Thursday, December 21, 2017
I teach and live in Florida but spent last year as a visiting professor at the U.S. Air Force Academy in Colorado Springs (which, by the way, was a phenomenal experience in no small part due to the outstanding cadets of USAFA). One of the reasons I, and others, are able to pursue such opportunities from a purely financial standpoint is because the tax code grants some pretty favorable deductions for the costs associated with a temporary job away from home that lasts less than 12 months. Under the present tax code, a visiting prof can deduct some of the costs associated with maintaining a second home (like rent) during the visitorship (as long as the vistorship is a qualifying distance from the professor's primary home per the tax code), a per diem meal expense, daily travel expenses between your temporary home and the new job, moving expenses to and back, etc. Speaking for myself, I likely would not have been able to pursue such an opportunity without these deductions given the cost of maintaining my primary home in Florida while I was away.
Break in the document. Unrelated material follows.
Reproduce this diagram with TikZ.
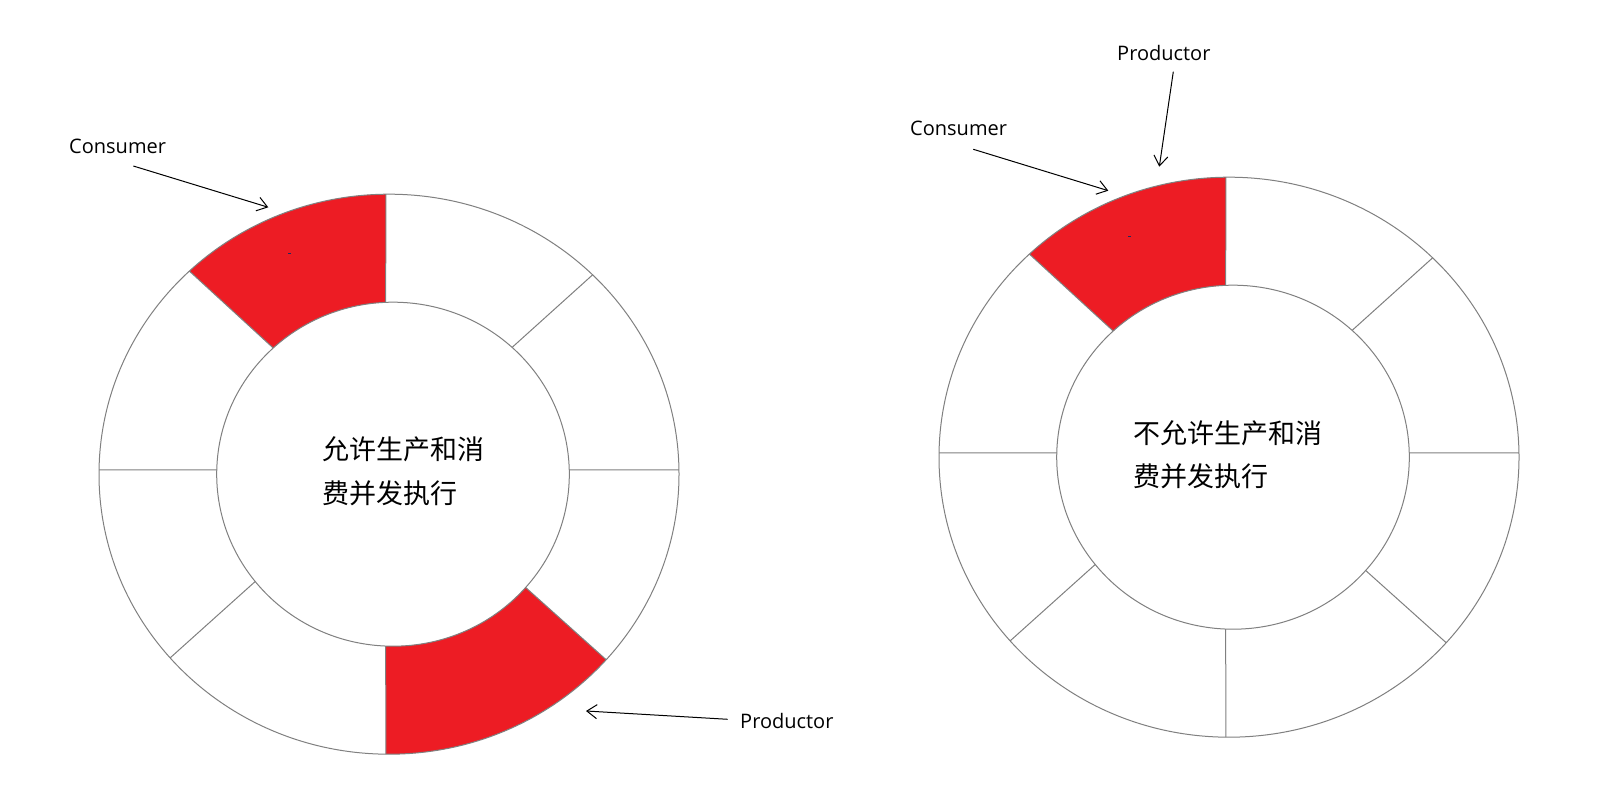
\documentclass[tikz,border=0pt]{standalone}
\usepackage{fontspec}
\setmainfont{Open Sans}
\newfontfamily\cjk{Noto Sans CJK SC}
\usetikzlibrary{arrows.meta,calc}
\definecolor{segred}{HTML}{ED1C24}
\definecolor{ringgray}{HTML}{808080}
\definecolor{dotnavy}{HTML}{1F2A5F}
\begin{document}
\begin{tikzpicture}[x=1pt,y=1pt,
  ringline/.style={draw=ringgray, line width=1pt},
  sector/.style={fill=segred},
  tag/.style={font=\fontsize{20}{24}\selectfont, inner sep=0pt, anchor=west},
  cjktext/.style={font=\cjk\fontsize{27}{43.5}\selectfont, align=left, inner sep=0pt, anchor=west},
  pointer/.style={draw=black, line width=1pt, -{Straight Barb[length=10pt,width=14pt]}},
]
\fill[white] (0,0) rectangle (1608,805);
\useasboundingbox (0,0) rectangle (1608,805);

% ring centres (outer / inner)
\coordinate (LO) at (389,330.8);
\coordinate (LI) at (393,330.8);
\coordinate (RO) at (1229,347.8);
\coordinate (RI) at (1233,347.8);

% red sectors, left ring
\fill[sector] ($(LO)+(90.6:290 and 280)$) arc[start angle=90.6, end angle=133.5, x radius=290, y radius=280]
  -- ($(LI)+(132.8:176.3 and 172)$) arc[start angle=132.8, end angle=92.4, x radius=176.3, y radius=172] -- cycle;
\fill[sector] ($(LO)+(-90.6:290 and 280)$) arc[start angle=-90.6, end angle=-41.5, x radius=290, y radius=280]
  -- ($(LI)+(-41.2:176.3 and 172)$) arc[start angle=-41.2, end angle=-92.4, x radius=176.3, y radius=172] -- cycle;
% red sector, right ring
\fill[sector] ($(RO)+(90.6:290 and 280)$) arc[start angle=90.6, end angle=133.5, x radius=290, y radius=280]
  -- ($(RI)+(132.8:176.3 and 172)$) arc[start angle=132.8, end angle=92.4, x radius=176.3, y radius=172] -- cycle;

% rings
\foreach \o/\i in {LO/LI, RO/RI} {
  \draw[ringline] (\o) ellipse[x radius=290, y radius=280];
  \draw[ringline] (\i) ellipse[x radius=176.3, y radius=172];
  \foreach \a/\b in {90.6/92.4, 45.4/47.5, 0.9/1.4, -41.5/-41.2, -90.6/-92.4, 221/218.6, 179.1/178.6, 133.5/132.8}
    \draw[ringline] ($(\i)+(\b:176.3 and 172)$) -- ($(\o)+(\a:290 and 280)$);
}

% tiny marks
\draw[dotnavy, line width=1pt] (288,551.7) -- (291,551.7);
\draw[dotnavy, line width=1pt] (1128,568.3) -- (1131,568.3);

% centre texts
\node[cjktext] (txtL) at (322.7,334) {允许生产和消\\费并发执行};
\node[cjktext] (txtR) at (1133,350.5) {不允许生产和消\\费并发执行};

% labels and pointers
\node[tag] (consL) at (69,659) {Consumer};
\coordinate (consLtail) at (133.3,639);
\coordinate (consLhead) at (268.3,597.7);
\draw[pointer] (consLtail) -- (consLhead);

\node[tag] (prodL) at (740,84) {Productor};
\coordinate (prodLtail) at (727.7,85.7);
\coordinate (prodLhead) at (586,94);
\draw[pointer] (prodLtail) -- (prodLhead);

\node[tag] (consR) at (910,677) {Consumer};
\coordinate (consRtail) at (973.3,655.7);
\coordinate (consRhead) at (1108.3,614.3);
\draw[pointer] (consRtail) -- (consRhead);

\node[tag] (prodR) at (1117,752) {Productor};
\coordinate (prodRtail) at (1173.3,733.3);
\coordinate (prodRhead) at (1159.3,638.3);
\draw[pointer] (prodRtail) -- (prodRhead);
\end{tikzpicture}
\end{document}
I confess I'm not knowledgeable about the tax code but from what I've read it looks like most of the deductions that affect visiting professorships will be eliminated when you file your 2018 tax return (in 2019). For instance, you'll no longer be able to deduct moving expenses. A news bulletin I received from an accounting firm that summarizes the changes under the new tax code states that the meal per diem as well as all out of pocket, unreimbursed employment expenses associated with those who travel for work like pilots, flight attendants, etc. are essentially being eliminated. To wit, the new tax bill repeals all miscellaneous itemized deductions subject to the 2% of adjusted gross income, including the write-off for tax preparation fees and unreimbursed employee business expenses.
Perhaps someone more knowledgeable about the new tax bill can chime in and confirm whether visiting profs will be able to deduct the costs associated with their visitorships going forward. If those deductions are indeed being eliminated, it will no doubt affect one's ability to pursue these kinds of opportunities which, to be blunt, sucks.